* [AIM OF THE EXERCISE]:
Nothing but the lines from the top of the data to the line holding "20, fontFamily: FONT" should be printed, word for word and both ends included; leave the pictures out.

* [COLLECTED MATERIAL]:
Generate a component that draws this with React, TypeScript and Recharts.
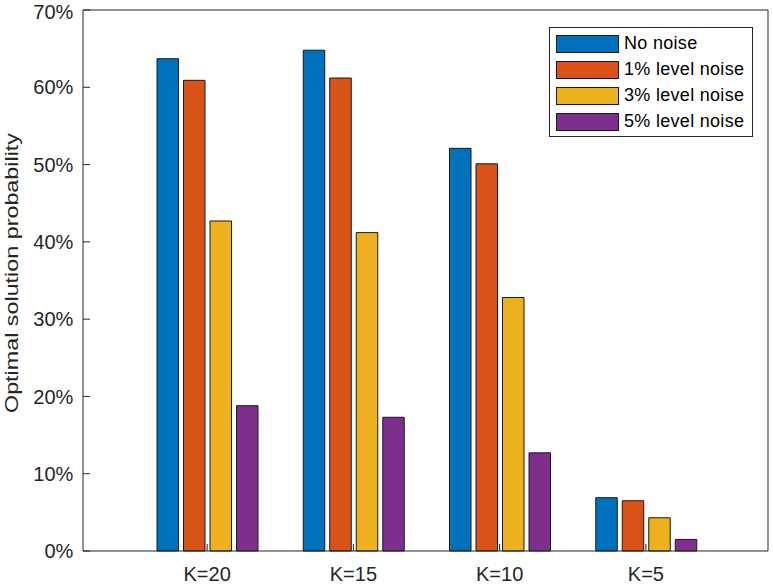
import { BarChart, Bar, XAxis, YAxis, Legend, Label } from "recharts";

const categories = ["K=20", "K=15", "K=10", "K=5"];
const noNoise = [63.7, 64.8, 52.1, 6.9];
const noise1 = [60.9, 61.2, 50.1, 6.5];
const noise3 = [42.7, 41.2, 32.8, 4.3];
const noise5 = [18.8, 17.3, 12.7, 1.5];
const yTicks = [0, 10, 20, 30, 40, 50, 60, 70];

const series = [
  { key: "n0", name: "No noise", color: "#0072BD", values: noNoise },
  { key: "n1", name: "1% level noise", color: "#D95319", values: noise1 },
  { key: "n3", name: "3% level noise", color: "#EDB120", values: noise3 },
  { key: "n5", name: "5% level noise", color: "#7E2F8E", values: noise5 },
];

const data = categories.map((k, i) => {
  const row: Record<string, string | number> = { k };
  series.forEach((s) => (row[s.key] = s.values[i]));
  return row;
});

const FONT = "'Liberation Sans', Arial, Helvetica, sans-serif";
const INK = "#262626";
const tickStyle = { fill: INK, fontSize: 20, fontFamily: FONT };

function LegendBox() {
  return (
    <div
      style={{
        position: "relative",
        width: 204,
        height: 110,
        boxSizing: "border-box",
        border: `1px solid ${INK}`,
        background: "#fff",
        fontFamily: FONT,
        fontSize: 18,
        letterSpacing: 0.3,
        color: "#000",
      }}
    >
      {series.map((s, i) => (
        <div
          key={s.key}
          style={{
            position: "absolute",
            left: 6,
            top: 6 + i * 26,
            height: 19,
            display: "flex",
            alignItems: "center",
            whiteSpace: "nowrap",
          }}
        >
          <span
            style={{
              display: "inline-block",
              width: 63,
              height: 18,
              boxSizing: "border-box",
              border: "1px solid #1a1a1a",
              background: s.color,
              marginRight: 5,
            }}
          />
          {s.name}
        </div>
      ))}
    </div>
  );
}

function YLabel({ viewBox }: { viewBox?: { x: number; y: number; width: number; height: number } }) {
  if (!viewBox) return null;
  const x = viewBox.x + 9.5;
  const y = viewBox.y + viewBox.height / 2 - 7.5;
  return (
    <text
      x={x}
      y={y}
      transform={`rotate(-90, ${x}, ${y})`}
      textAnchor="middle"
      fill={INK}
      fontSize={19}
      fontFamily={FONT}
      textLength={280}
      lengthAdjust="spacingAndGlyphs"
    >
      Optimal solution probability
    </text>
  );
}

export default function App() {
  return (
    <div style={{ position: "absolute", left: 0, top: 0, background: "#fff" }}>
      <BarChart
        width={773}
        height={584}
        data={data}
        margin={{ top: 0, right: 0, left: 8, bottom: 0 }}
        barSize={21.5}
        barGap={5}
      >
        <XAxis
          xAxisId="b"
          dataKey="k"
          height={33}
          padding={{ left: 51, right: 49 }}
          tickSize={-7}
          tickMargin={22.8}
          tick={tickStyle}
          axisLine={{ stroke: INK }}
          tickLine={{ stroke: INK }}
        />
        <XAxis
          xAxisId="t"
          dataKey="k"
          orientation="top"
          height={10}
          padding={{ left: 51, right: 49 }}
          tickSize={-7}
          tick={false}
          axisLine={{ stroke: INK }}
          tickLine={{ stroke: INK }}
        />
        <YAxis
          yAxisId="l"
          width={75}
          domain={[0, 70]}
          ticks={yTicks}
          tickFormatter={(v) => `${v}%`}
          tickSize={-7}
          tickMargin={16.7}
          tick={tickStyle}
          axisLine={{ stroke: INK }}
          tickLine={{ stroke: INK }}
        >
          <Label content={(p: any) => <YLabel viewBox={p.viewBox} />} />
        </YAxis>
        <YAxis
          yAxisId="r"
          orientation="right"
          width={5}
          domain={[0, 70]}
          ticks={yTicks}
          tickSize={-7}
          tick={false}
          axisLine={{ stroke: INK }}
          tickLine={{ stroke: INK }}
        />
        <Legend
          layout="horizontal"
          verticalAlign="middle"
          align="center"
          content={() => <LegendBox />}
          wrapperStyle={{ position: "absolute", left: 549, top: 27, width: 204, height: 110 }}
        />
        {series.map((s) => (
          <Bar
            key={s.key}
            xAxisId="b"
            yAxisId="l"
            dataKey={s.key}
            name={s.name}
            fill={s.color}
            stroke="#1a1a1a"
            strokeWidth={1}
            isAnimationActive={false}
          />
        ))}
      </BarChart>
    </div>
  );
}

* [OUTPUT OF THE TASK]:
Generate a component that draws this with React, TypeScript and Recharts.
import { BarChart, Bar, XAxis, YAxis, Legend, Label } from "recharts";

const categories = ["K=20", "K=15", "K=10", "K=5"];
const noNoise = [63.7, 64.8, 52.1, 6.9];
const noise1 = [60.9, 61.2, 50.1, 6.5];
const noise3 = [42.7, 41.2, 32.8, 4.3];
const noise5 = [18.8, 17.3, 12.7, 1.5];
const yTicks = [0, 10, 20, 30, 40, 50, 60, 70];

const series = [
  { key: "n0", name: "No noise", color: "#0072BD", values: noNoise },
  { key: "n1", name: "1% level noise", color: "#D95319", values: noise1 },
  { key: "n3", name: "3% level noise", color: "#EDB120", values: noise3 },
  { key: "n5", name: "5% level noise", color: "#7E2F8E", values: noise5 },
];

const data = categories.map((k, i) => {
  const row: Record<string, string | number> = { k };
  series.forEach((s) => (row[s.key] = s.values[i]));
  return row;
});

const FONT = "'Liberation Sans', Arial, Helvetica, sans-serif";
const INK = "#262626";
const tickStyle = { fill: INK, fontSize: 20, fontFamily: FONT };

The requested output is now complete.